Payton has also never been one to stick to the instrumental straight and narrow. While primarily known as a trumpeter, he also plays piano and keyboards, and has mastered the bass, drums, tuba, trombone, clarinet and saxophone.

That, he feels, gives him advantages when he gets down to the business of writing music, as well as performing on stage.

“I would say that the more information you have, the more you understand about your craft, the more versatile you can be, expressively. That gives you more creative options.

“When I compose, I can compose from a perspective of knowing how something feels on the bass, as opposed to just writing a bass line, or writing for the piano or whatever instrument.

I can write knowing how an instrument feels for that performer, if it’s an instrument I have a familiarity with.

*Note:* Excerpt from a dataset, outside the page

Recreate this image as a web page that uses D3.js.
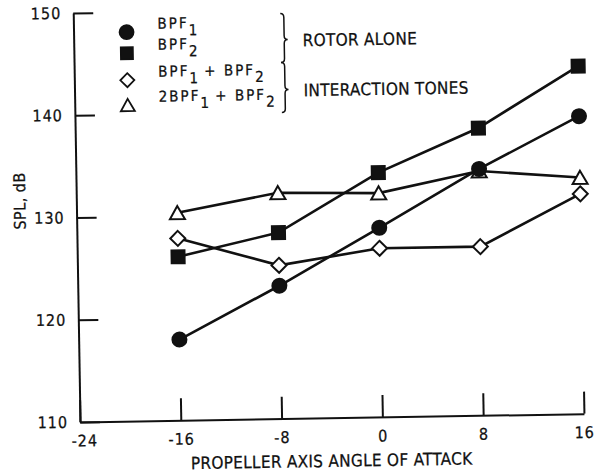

The trumpet is my primary instrument, but I can think orchestrally, because at times maybe I don’t want just the trumpet sound. I may want to think like a vocalist, or a violin.

“When we talk about art we are talking about the realm of imagination. The bigger your imagination, the greater your ability to transcend music and to imbue the most humanistic elements of this expression. Ultimately, that is the point.”

In Eilat, Payton will be getting that point across together with his sidemen, bass player Braylon Lacy and drummer Corey Fonville. “You want to connect with other people through your music, and have your music touch as many lives as possible,” stresses Payton. “As a composer and a public performer, you want people to be touched by what you do.”